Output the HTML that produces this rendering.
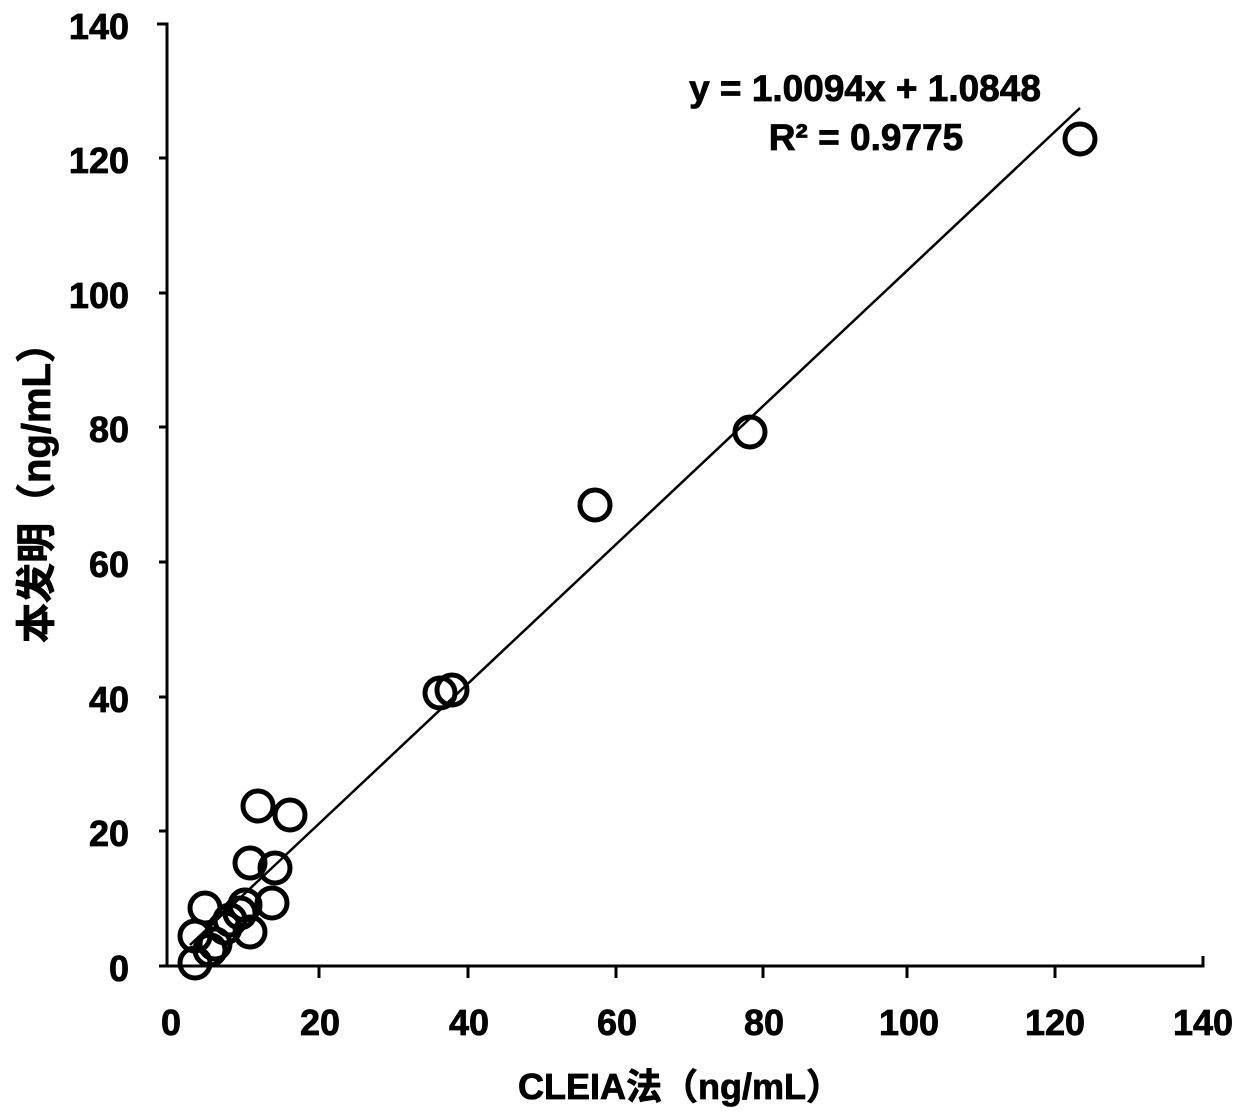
<!DOCTYPE html>
<html><head><meta charset="utf-8"><style>
html,body{margin:0;padding:0;background:#fff;}
svg{display:block}
text{font-family:"Liberation Sans","Noto Sans CJK SC",sans-serif;font-weight:bold;fill:#000;stroke:#000;stroke-width:0.8}
</style></head><body>
<svg width="1240" height="1113" viewBox="0 0 1240 1113" xmlns="http://www.w3.org/2000/svg">
<g stroke="#000" stroke-width="3" fill="none">
<path d="M157 24 H167 V966"/>
<path d="M159 966 H1203 V956"/>
<path d="M159 158 H167 M159 293 H167 M159 427 H167 M159 562 H167 M159 697 H167 M159 831 H167"/>
<path d="M319 966 V978 M468 966 V978 M616 966 V978 M763 966 V978 M907 966 V978 M1055 966 V978"/>
</g>
<g font-size="36" text-anchor="end">
<text x="129" y="39">140</text>
<text x="129" y="173">120</text>
<text x="129" y="308">100</text>
<text x="129" y="442">80</text>
<text x="129" y="577">60</text>
<text x="129" y="712">40</text>
<text x="129" y="846">20</text>
<text x="129" y="981">0</text>
</g>
<g font-size="36" text-anchor="middle">
<text x="171" y="1035">0</text>
<text x="320" y="1035">20</text>
<text x="469" y="1035">40</text>
<text x="617" y="1035">60</text>
<text x="764" y="1035">80</text>
<text x="909" y="1035">100</text>
<text x="1055" y="1035">120</text>
<text x="1203" y="1035">140</text>
</g>
<text x="680" y="1099" font-size="36" text-anchor="middle">CLEIA法（ng/mL）</text>
<text transform="translate(50,483) rotate(-90)" font-size="40" text-anchor="middle">本发明（ng/mL）</text>
<text x="865" y="101" font-size="37" text-anchor="middle">y = 1.0094x + 1.0848</text>
<text x="866" y="150" font-size="37" text-anchor="middle">R² = 0.9775</text>
<line x1="190" y1="945" x2="1080" y2="108" stroke="#000" stroke-width="2.5"/>
<g stroke="#000" stroke-width="5" fill="none">
<circle cx="1080" cy="139" r="15"/>
<circle cx="750" cy="432" r="15"/>
<circle cx="595" cy="505" r="15"/>
<circle cx="440" cy="693" r="15"/>
<circle cx="452" cy="690" r="15"/>
<circle cx="258" cy="806" r="15"/>
<circle cx="290" cy="815" r="15"/>
<circle cx="275" cy="868" r="15"/>
<circle cx="250" cy="863" r="15"/>
<circle cx="272" cy="903" r="15"/>
<circle cx="250" cy="932" r="15"/>
<circle cx="205" cy="908" r="15"/>
<circle cx="195" cy="936" r="15"/>
<circle cx="215" cy="944" r="15"/>
<circle cx="195" cy="963" r="15"/>
<circle cx="230" cy="920" r="15"/>
<circle cx="240" cy="913" r="15"/>
<circle cx="245" cy="905" r="15"/>
<circle cx="225" cy="928" r="15"/>
<circle cx="210" cy="950" r="15"/>
</g>
</svg>
</body></html>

=== Set task ===
Exclude the pictures. Write out the remaining data exactly.

=== Output for this exercise ===
Output the HTML that produces this rendering.
<!DOCTYPE html>
<html><head><meta charset="utf-8"><style>
html,body{margin:0;padding:0;background:#fff;}
svg{display:block}
text{font-family:"Liberation Sans","Noto Sans CJK SC",sans-serif;font-weight:bold;fill:#000;stroke:#000;stroke-width:0.8}
</style></head><body>
<svg width="1240" height="1113" viewBox="0 0 1240 1113" xmlns="http://www.w3.org/2000/svg">
<g stroke="#000" stroke-width="3" fill="none">
<path d="M157 24 H167 V966"/>
<path d="M159 966 H1203 V956"/>
<path d="M159 158 H167 M159 293 H167 M159 427 H167 M159 562 H167 M159 697 H167 M159 831 H167"/>
<path d="M319 966 V978 M468 966 V978 M616 966 V978 M763 966 V978 M907 966 V978 M1055 966 V978"/>
</g>
<g font-size="36" text-anchor="end">
<text x="129" y="39">140</text>
<text x="129" y="173">120</text>
<text x="129" y="308">100</text>
<text x="129" y="442">80</text>
<text x="129" y="577">60</text>
<text x="129" y="712">40</text>
<text x="129" y="846">20</text>
<text x="129" y="981">0</text>
</g>
<g font-size="36" text-anchor="middle">
<text x="171" y="1035">0</text>
<text x="320" y="1035">20</text>
<text x="469" y="1035">40</text>
<text x="617" y="1035">60</text>
<text x="764" y="1035">80</text>
<text x="909" y="1035">100</text>
<text x="1055" y="1035">120</text>
<text x="1203" y="1035">140</text>
</g>
<text x="680" y="1099" font-size="36" text-anchor="middle">CLEIA法（ng/mL）</text>
<text transform="translate(50,483) rotate(-90)" font-size="40" text-anchor="middle">本发明（ng/mL）</text>
<text x="865" y="101" font-size="37" text-anchor="middle">y = 1.0094x + 1.0848</text>
<text x="866" y="150" font-size="37" text-anchor="middle">R² = 0.9775</text>
<line x1="190" y1="945" x2="1080" y2="108" stroke="#000" stroke-width="2.5"/>
<g stroke="#000" stroke-width="5" fill="none">
<circle cx="1080" cy="139" r="15"/>
<circle cx="750" cy="432" r="15"/>
<circle cx="595" cy="505" r="15"/>
<circle cx="440" cy="693" r="15"/>
<circle cx="452" cy="690" r="15"/>
<circle cx="258" cy="806" r="15"/>
<circle cx="290" cy="815" r="15"/>
<circle cx="275" cy="868" r="15"/>
<circle cx="250" cy="863" r="15"/>
<circle cx="272" cy="903" r="15"/>
<circle cx="250" cy="932" r="15"/>
<circle cx="205" cy="908" r="15"/>
<circle cx="195" cy="936" r="15"/>
<circle cx="215" cy="944" r="15"/>
<circle cx="195" cy="963" r="15"/>
<circle cx="230" cy="920" r="15"/>
<circle cx="240" cy="913" r="15"/>
<circle cx="245" cy="905" r="15"/>
<circle cx="225" cy="928" r="15"/>
<circle cx="210" cy="950" r="15"/>
</g>
</svg>
</body></html>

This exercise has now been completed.